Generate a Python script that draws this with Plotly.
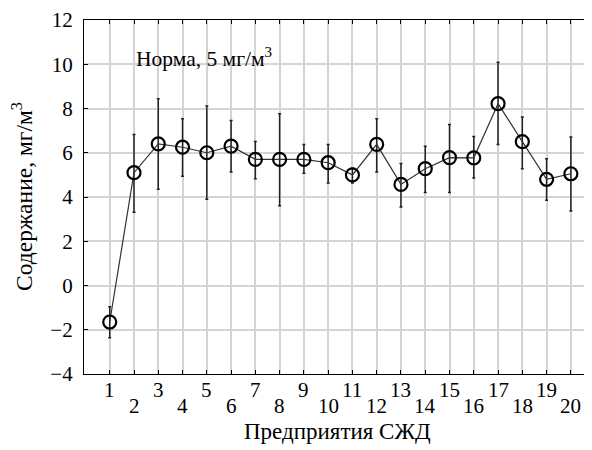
import plotly.graph_objects as go

enterprises = list(range(1, 21))
tick_labels = [str(i) for i in enterprises]
means = [-1.65, 5.1, 6.4, 6.25, 6.0, 6.3, 5.7, 5.7, 5.7, 5.55, 5.0, 6.38, 4.57, 5.28, 5.78, 5.77, 8.22, 6.5, 4.8, 5.05]
err_up = [0.69, 1.73, 2.04, 1.29, 2.11, 1.16, 0.81, 2.06, 0.67, 0.82, 0.3, 1.16, 0.94, 1.01, 1.5, 0.97, 1.87, 1.12, 0.93, 1.66]
err_down = [0.71, 1.79, 2.05, 1.31, 2.1, 1.17, 0.87, 2.1, 0.63, 0.92, 0.37, 1.25, 1.02, 1.08, 1.58, 0.91, 1.85, 1.22, 0.95, 1.68]
y_title = "Содержание, мг/м<sup>3</sup>"
x_title = "Предприятия СЖД"
norm_text = "Норма, 5 мг/м<sup>3</sup>"

FONT = "Liberation Serif, Times New Roman, serif"

fig = go.Figure()
fig.add_trace(go.Scatter(
    x=enterprises, y=means, mode="lines+markers",
    line=dict(color="#333333", width=1.2),
    marker=dict(symbol="circle-open", size=13, color="black", line=dict(width=2.2, color="black")),
    error_y=dict(type="data", symmetric=False, array=err_up, arrayminus=err_down,
                 color="#222222", thickness=1.5, width=1.5),
    showlegend=False,
))

annotations = []
for i, lab in zip(enterprises, tick_labels):
    shift = -16 if i % 2 == 1 else -32
    annotations.append(dict(x=i, xref="x", y=0, yref="paper", text=lab, showarrow=False,
                            xanchor="center", yanchor="middle", yshift=shift,
                            font=dict(family=FONT, size=21, color="black")))
annotations.append(dict(x=0.5, xref="paper", y=0, yref="paper", text=x_title, showarrow=False,
                        xanchor="center", yanchor="middle", yshift=-57,
                        font=dict(family=FONT, size=23, color="black")))
annotations.append(dict(x=0, xref="paper", y=0.5, yref="paper", text=y_title, showarrow=False,
                        textangle=-90, xanchor="center", yanchor="middle", xshift=-62,
                        font=dict(family=FONT, size=23.5, color="black")))
annotations.append(dict(x=1, xref="x", y=10.3, yref="y", text=norm_text, showarrow=False,
                        xanchor="left", yanchor="middle", xshift=24,
                        font=dict(family=FONT, size=21.5, color="black")))

# the page body adds an 8px offset, so the figure is sized to fill the rest of the window
fig.update_layout(
    width=584, height=442,
    margin=dict(l=76, r=1, t=12, b=76),
    paper_bgcolor="white", plot_bgcolor="white",
    annotations=annotations,
    xaxis=dict(range=[-0.06, 20.83], tickmode="array", tickvals=enterprises, showticklabels=False,
               automargin=False,
               ticks="inside", ticklen=4, tickcolor="black", showgrid=True, gridcolor="#d4d4d4", gridwidth=1.5,
               showline=True, linecolor="black", linewidth=1.2, mirror="ticks", zeroline=False),
    yaxis=dict(range=[-4, 12], tickmode="array", tickvals=list(range(-4, 13, 2)),
               automargin=False,
               ticks="inside", ticklen=4, tickcolor="black", showgrid=True, gridcolor="#d4d4d4", gridwidth=1.5,
               showline=True, linecolor="black", linewidth=1.2, mirror="ticks", zeroline=False,
               ticklabelstandoff=6,
               tickfont=dict(family=FONT, size=21, color="black")),
)

fig.write_html("out.html")
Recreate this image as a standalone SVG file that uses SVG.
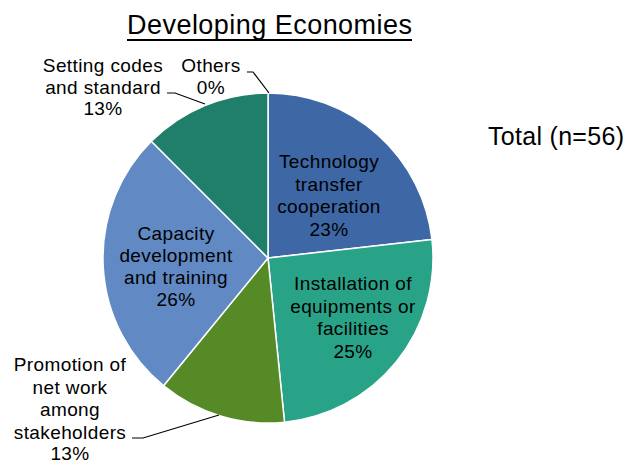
<svg xmlns="http://www.w3.org/2000/svg" width="628" height="463" viewBox="0 0 628 463">
<style>
text{font-family:"Liberation Sans",Arial,sans-serif;fill:#000;}
.lbl{font-size:19px;text-anchor:middle;letter-spacing:0.4px;}
.slice{stroke:#fff;stroke-width:1.5;stroke-linejoin:round;}
.lead{fill:none;stroke:#000;stroke-width:1.2;}
</style>
<rect width="628" height="463" fill="#fff"/>
<g id="title">
<text x="269.5" y="34" font-size="27" text-anchor="middle" textLength="285" lengthAdjust="spacing">Developing Economies</text>
<rect x="127" y="39" width="285" height="2" fill="#000"/>
</g>
<g id="total"><text x="488" y="145" font-size="25" textLength="136" lengthAdjust="spacing">Total (n=56)</text></g>
<g id="slice-technology"><path class="slice" fill="#3D67A5" d="M268,258 L268,93 A165,165 0 0 1 431.96,239.53 Z"/>
<text class="lbl" x="329" y="168">Technology</text><text class="lbl" x="329" y="190.5">transfer</text><text class="lbl" x="329" y="213">cooperation</text><text class="lbl" x="329" y="235.5">23%</text></g>
<g id="slice-installation"><path class="slice" fill="#29A387" d="M268,258 L431.96,239.53 A165,165 0 0 1 284.5,422.2 Z"/>
<text class="lbl" x="353" y="290">Installation of</text><text class="lbl" x="353" y="312.5">equipments or</text><text class="lbl" x="353" y="335">facilities</text><text class="lbl" x="353" y="357.5">25%</text></g>
<g id="slice-promotion"><path class="slice" fill="#558A27" d="M268,258 L284.5,422.2 A165,165 0 0 1 163.5,385.7 Z"/>
<text class="lbl" x="70" y="371">Promotion of</text><text class="lbl" x="70" y="393.5">net work</text><text class="lbl" x="70" y="416">among</text><text class="lbl" x="70" y="438.5">stakeholders</text><text class="lbl" x="70" y="460">13%</text></g>
<g id="slice-capacity"><path class="slice" fill="#6189C4" d="M268,258 L163.5,385.7 A165,165 0 0 1 151.33,141.33 Z"/>
<text class="lbl" x="176" y="240">Capacity</text><text class="lbl" x="176" y="262">development</text><text class="lbl" x="176" y="283.5">and training</text><text class="lbl" x="176" y="305.5">26%</text></g>
<g id="slice-setting"><path class="slice" fill="#207F6A" d="M268,258 L151.33,141.33 A165,165 0 0 1 268,93 Z"/>
<text class="lbl" x="103" y="72">Setting codes</text><text class="lbl" x="103" y="93.5">and standard</text><text class="lbl" x="103" y="115">13%</text></g>
<g id="slice-others"><text class="lbl" x="211" y="72">Others</text><text class="lbl" x="211" y="93.5">0%</text></g>
<g id="connectors">
<polyline class="lead" points="247,72 253,72 269,93"/>
<polyline class="lead" points="167,93 175,93 205,104"/>
<polyline class="lead" points="132,438 143,438 219,415"/>
</g>
</svg>
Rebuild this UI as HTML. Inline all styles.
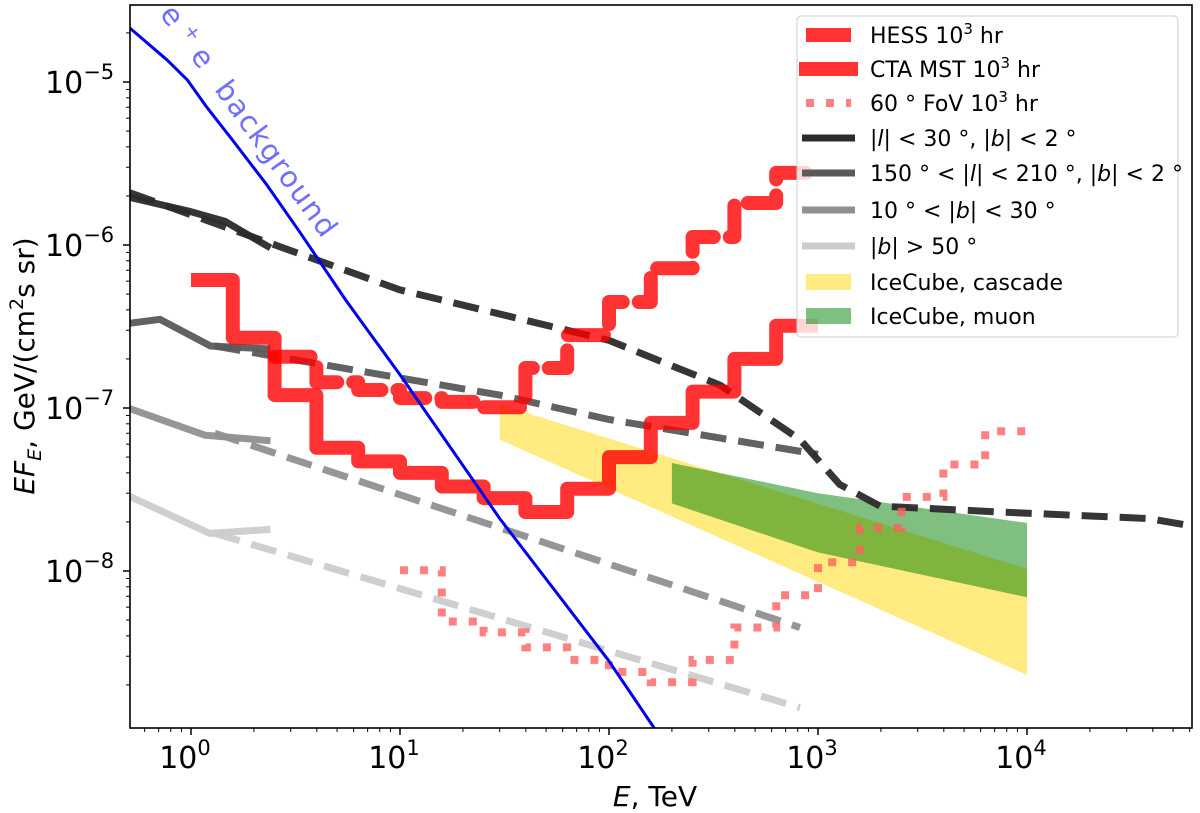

________________

Leave the images out, please, and restate each line word for word.

Solution to this exercise:
Generate a Python script that draws this with Plotly.
import plotly.graph_objects as go

enterprises = list(range(1, 21))
tick_labels = [str(i) for i in enterprises]
means = [-1.65, 5.1, 6.4, 6.25, 6.0, 6.3, 5.7, 5.7, 5.7, 5.55, 5.0, 6.38, 4.57, 5.28, 5.78, 5.77, 8.22, 6.5, 4.8, 5.05]
err_up = [0.69, 1.73, 2.04, 1.29, 2.11, 1.16, 0.81, 2.06, 0.67, 0.82, 0.3, 1.16, 0.94, 1.01, 1.5, 0.97, 1.87, 1.12, 0.93, 1.66]
err_down = [0.71, 1.79, 2.05, 1.31, 2.1, 1.17, 0.87, 2.1, 0.63, 0.92, 0.37, 1.25, 1.02, 1.08, 1.58, 0.91, 1.85, 1.22, 0.95, 1.68]
y_title = "Содержание, мг/м<sup>3</sup>"
x_title = "Предприятия СЖД"
norm_text = "Норма, 5 мг/м<sup>3</sup>"

FONT = "Liberation Serif, Times New Roman, serif"

fig = go.Figure()
fig.add_trace(go.Scatter(
    x=enterprises, y=means, mode="lines+markers",
    line=dict(color="#333333", width=1.2),
    marker=dict(symbol="circle-open", size=13, color="black", line=dict(width=2.2, color="black")),
    error_y=dict(type="data", symmetric=False, array=err_up, arrayminus=err_down,
                 color="#222222", thickness=1.5, width=1.5),
    showlegend=False,
))

annotations = []
for i, lab in zip(enterprises, tick_labels):
    shift = -16 if i % 2 == 1 else -32
    annotations.append(dict(x=i, xref="x", y=0, yref="paper", text=lab, showarrow=False,
                            xanchor="center", yanchor="middle", yshift=shift,
                            font=dict(family=FONT, size=21, color="black")))
annotations.append(dict(x=0.5, xref="paper", y=0, yref="paper", text=x_title, showarrow=False,
                        xanchor="center", yanchor="middle", yshift=-57,
                        font=dict(family=FONT, size=23, color="black")))
annotations.append(dict(x=0, xref="paper", y=0.5, yref="paper", text=y_title, showarrow=False,
                        textangle=-90, xanchor="center", yanchor="middle", xshift=-62,
                        font=dict(family=FONT, size=23.5, color="black")))
annotations.append(dict(x=1, xref="x", y=10.3, yref="y", text=norm_text, showarrow=False,
                        xanchor="left", yanchor="middle", xshift=24,
                        font=dict(family=FONT, size=21.5, color="black")))

# the page body adds an 8px offset, so the figure is sized to fill the rest of the window
fig.update_layout(
    width=584, height=442,
    margin=dict(l=76, r=1, t=12, b=76),
    paper_bgcolor="white", plot_bgcolor="white",
    annotations=annotations,
    xaxis=dict(range=[-0.06, 20.83], tickmode="array", tickvals=enterprises, showticklabels=False,
               automargin=False,
               ticks="inside", ticklen=4, tickcolor="black", showgrid=True, gridcolor="#d4d4d4", gridwidth=1.5,
               showline=True, linecolor="black", linewidth=1.2, mirror="ticks", zeroline=False),
    yaxis=dict(range=[-4, 12], tickmode="array", tickvals=list(range(-4, 13, 2)),
               automargin=False,
               ticks="inside", ticklen=4, tickcolor="black", showgrid=True, gridcolor="#d4d4d4", gridwidth=1.5,
               showline=True, linecolor="black", linewidth=1.2, mirror="ticks", zeroline=False,
               ticklabelstandoff=6,
               tickfont=dict(family=FONT, size=21, color="black")),
)

fig.write_html("out.html")
Recreate this image as a standalone SVG file that uses SVG.
<svg xmlns="http://www.w3.org/2000/svg" width="628" height="463" viewBox="0 0 628 463">
<style>
text{font-family:"Liberation Sans",Arial,sans-serif;fill:#000;}
.lbl{font-size:19px;text-anchor:middle;letter-spacing:0.4px;}
.slice{stroke:#fff;stroke-width:1.5;stroke-linejoin:round;}
.lead{fill:none;stroke:#000;stroke-width:1.2;}
</style>
<rect width="628" height="463" fill="#fff"/>
<g id="title">
<text x="269.5" y="34" font-size="27" text-anchor="middle" textLength="285" lengthAdjust="spacing">Developing Economies</text>
<rect x="127" y="39" width="285" height="2" fill="#000"/>
</g>
<g id="total"><text x="488" y="145" font-size="25" textLength="136" lengthAdjust="spacing">Total (n=56)</text></g>
<g id="slice-technology"><path class="slice" fill="#3D67A5" d="M268,258 L268,93 A165,165 0 0 1 431.96,239.53 Z"/>
<text class="lbl" x="329" y="168">Technology</text><text class="lbl" x="329" y="190.5">transfer</text><text class="lbl" x="329" y="213">cooperation</text><text class="lbl" x="329" y="235.5">23%</text></g>
<g id="slice-installation"><path class="slice" fill="#29A387" d="M268,258 L431.96,239.53 A165,165 0 0 1 284.5,422.2 Z"/>
<text class="lbl" x="353" y="290">Installation of</text><text class="lbl" x="353" y="312.5">equipments or</text><text class="lbl" x="353" y="335">facilities</text><text class="lbl" x="353" y="357.5">25%</text></g>
<g id="slice-promotion"><path class="slice" fill="#558A27" d="M268,258 L284.5,422.2 A165,165 0 0 1 163.5,385.7 Z"/>
<text class="lbl" x="70" y="371">Promotion of</text><text class="lbl" x="70" y="393.5">net work</text><text class="lbl" x="70" y="416">among</text><text class="lbl" x="70" y="438.5">stakeholders</text><text class="lbl" x="70" y="460">13%</text></g>
<g id="slice-capacity"><path class="slice" fill="#6189C4" d="M268,258 L163.5,385.7 A165,165 0 0 1 151.33,141.33 Z"/>
<text class="lbl" x="176" y="240">Capacity</text><text class="lbl" x="176" y="262">development</text><text class="lbl" x="176" y="283.5">and training</text><text class="lbl" x="176" y="305.5">26%</text></g>
<g id="slice-setting"><path class="slice" fill="#207F6A" d="M268,258 L151.33,141.33 A165,165 0 0 1 268,93 Z"/>
<text class="lbl" x="103" y="72">Setting codes</text><text class="lbl" x="103" y="93.5">and standard</text><text class="lbl" x="103" y="115">13%</text></g>
<g id="slice-others"><text class="lbl" x="211" y="72">Others</text><text class="lbl" x="211" y="93.5">0%</text></g>
<g id="connectors">
<polyline class="lead" points="247,72 253,72 269,93"/>
<polyline class="lead" points="167,93 175,93 205,104"/>
<polyline class="lead" points="132,438 143,438 219,415"/>
</g>
</svg>
Rebuild this UI as HTML. Inline all styles.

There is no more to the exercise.